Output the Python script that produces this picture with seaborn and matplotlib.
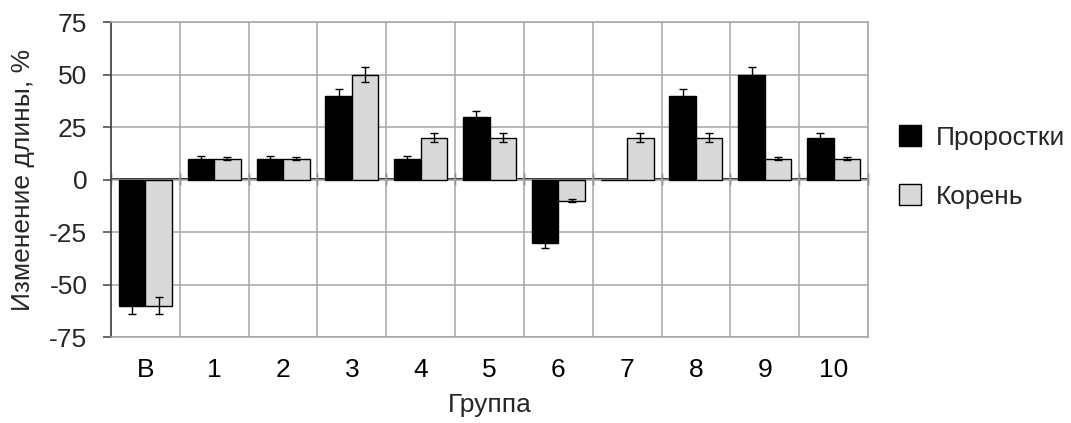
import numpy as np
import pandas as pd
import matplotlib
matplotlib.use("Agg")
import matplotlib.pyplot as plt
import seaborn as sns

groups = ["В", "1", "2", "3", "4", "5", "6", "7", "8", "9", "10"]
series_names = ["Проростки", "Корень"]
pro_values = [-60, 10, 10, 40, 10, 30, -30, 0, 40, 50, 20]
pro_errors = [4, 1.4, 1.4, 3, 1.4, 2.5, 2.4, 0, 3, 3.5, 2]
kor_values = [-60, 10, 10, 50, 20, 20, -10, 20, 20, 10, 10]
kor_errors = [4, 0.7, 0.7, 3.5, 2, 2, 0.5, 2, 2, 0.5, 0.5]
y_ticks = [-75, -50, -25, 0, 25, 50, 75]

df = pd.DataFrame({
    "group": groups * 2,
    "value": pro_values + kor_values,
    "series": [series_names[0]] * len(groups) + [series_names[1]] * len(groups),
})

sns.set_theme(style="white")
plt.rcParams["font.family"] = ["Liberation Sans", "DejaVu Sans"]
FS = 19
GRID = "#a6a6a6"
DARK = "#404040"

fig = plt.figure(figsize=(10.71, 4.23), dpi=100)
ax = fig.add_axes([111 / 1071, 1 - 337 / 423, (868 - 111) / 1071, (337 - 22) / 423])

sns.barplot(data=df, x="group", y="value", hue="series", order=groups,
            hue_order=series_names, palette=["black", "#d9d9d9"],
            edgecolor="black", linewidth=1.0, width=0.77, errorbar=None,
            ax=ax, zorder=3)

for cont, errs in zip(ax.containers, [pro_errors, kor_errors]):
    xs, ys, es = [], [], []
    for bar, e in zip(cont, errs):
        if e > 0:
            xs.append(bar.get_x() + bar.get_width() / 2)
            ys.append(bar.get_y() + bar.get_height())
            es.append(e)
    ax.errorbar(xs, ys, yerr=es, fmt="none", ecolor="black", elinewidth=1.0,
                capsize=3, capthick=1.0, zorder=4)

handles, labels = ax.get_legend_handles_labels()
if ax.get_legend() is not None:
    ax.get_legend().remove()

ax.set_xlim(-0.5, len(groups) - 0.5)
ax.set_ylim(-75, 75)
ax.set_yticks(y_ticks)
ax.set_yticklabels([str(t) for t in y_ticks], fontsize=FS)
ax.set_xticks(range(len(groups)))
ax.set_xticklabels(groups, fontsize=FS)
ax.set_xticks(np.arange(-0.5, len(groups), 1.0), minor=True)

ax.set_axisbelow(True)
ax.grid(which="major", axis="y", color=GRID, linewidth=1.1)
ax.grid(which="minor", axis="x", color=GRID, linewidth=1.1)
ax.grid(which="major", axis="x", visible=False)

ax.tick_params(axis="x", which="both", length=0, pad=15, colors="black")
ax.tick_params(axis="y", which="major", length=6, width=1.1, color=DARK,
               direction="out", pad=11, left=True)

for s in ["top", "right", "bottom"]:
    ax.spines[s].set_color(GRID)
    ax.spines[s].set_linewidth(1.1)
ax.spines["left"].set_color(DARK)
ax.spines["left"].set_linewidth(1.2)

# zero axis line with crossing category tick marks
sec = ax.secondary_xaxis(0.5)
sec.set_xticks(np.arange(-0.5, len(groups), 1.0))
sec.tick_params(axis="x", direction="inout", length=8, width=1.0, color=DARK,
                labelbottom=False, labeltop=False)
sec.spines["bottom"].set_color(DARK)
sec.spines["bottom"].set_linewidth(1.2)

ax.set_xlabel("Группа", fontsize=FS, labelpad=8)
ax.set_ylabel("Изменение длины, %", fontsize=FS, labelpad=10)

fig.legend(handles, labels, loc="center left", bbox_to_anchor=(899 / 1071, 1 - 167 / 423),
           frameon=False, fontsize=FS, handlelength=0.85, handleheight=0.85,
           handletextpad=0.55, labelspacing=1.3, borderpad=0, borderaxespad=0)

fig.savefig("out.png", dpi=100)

━━━━━━━━

**Stated exercise**
Exactly restate the lines from the beginning of the data through the line with "y_ticks = [-75, -50, -25, 0, 25, 50, 75]", and no others, keeping pictures out.

**Result for this exercise**
Output the Python script that produces this picture with seaborn and matplotlib.
import numpy as np
import pandas as pd
import matplotlib
matplotlib.use("Agg")
import matplotlib.pyplot as plt
import seaborn as sns

groups = ["В", "1", "2", "3", "4", "5", "6", "7", "8", "9", "10"]
series_names = ["Проростки", "Корень"]
pro_values = [-60, 10, 10, 40, 10, 30, -30, 0, 40, 50, 20]
pro_errors = [4, 1.4, 1.4, 3, 1.4, 2.5, 2.4, 0, 3, 3.5, 2]
kor_values = [-60, 10, 10, 50, 20, 20, -10, 20, 20, 10, 10]
kor_errors = [4, 0.7, 0.7, 3.5, 2, 2, 0.5, 2, 2, 0.5, 0.5]
y_ticks = [-75, -50, -25, 0, 25, 50, 75]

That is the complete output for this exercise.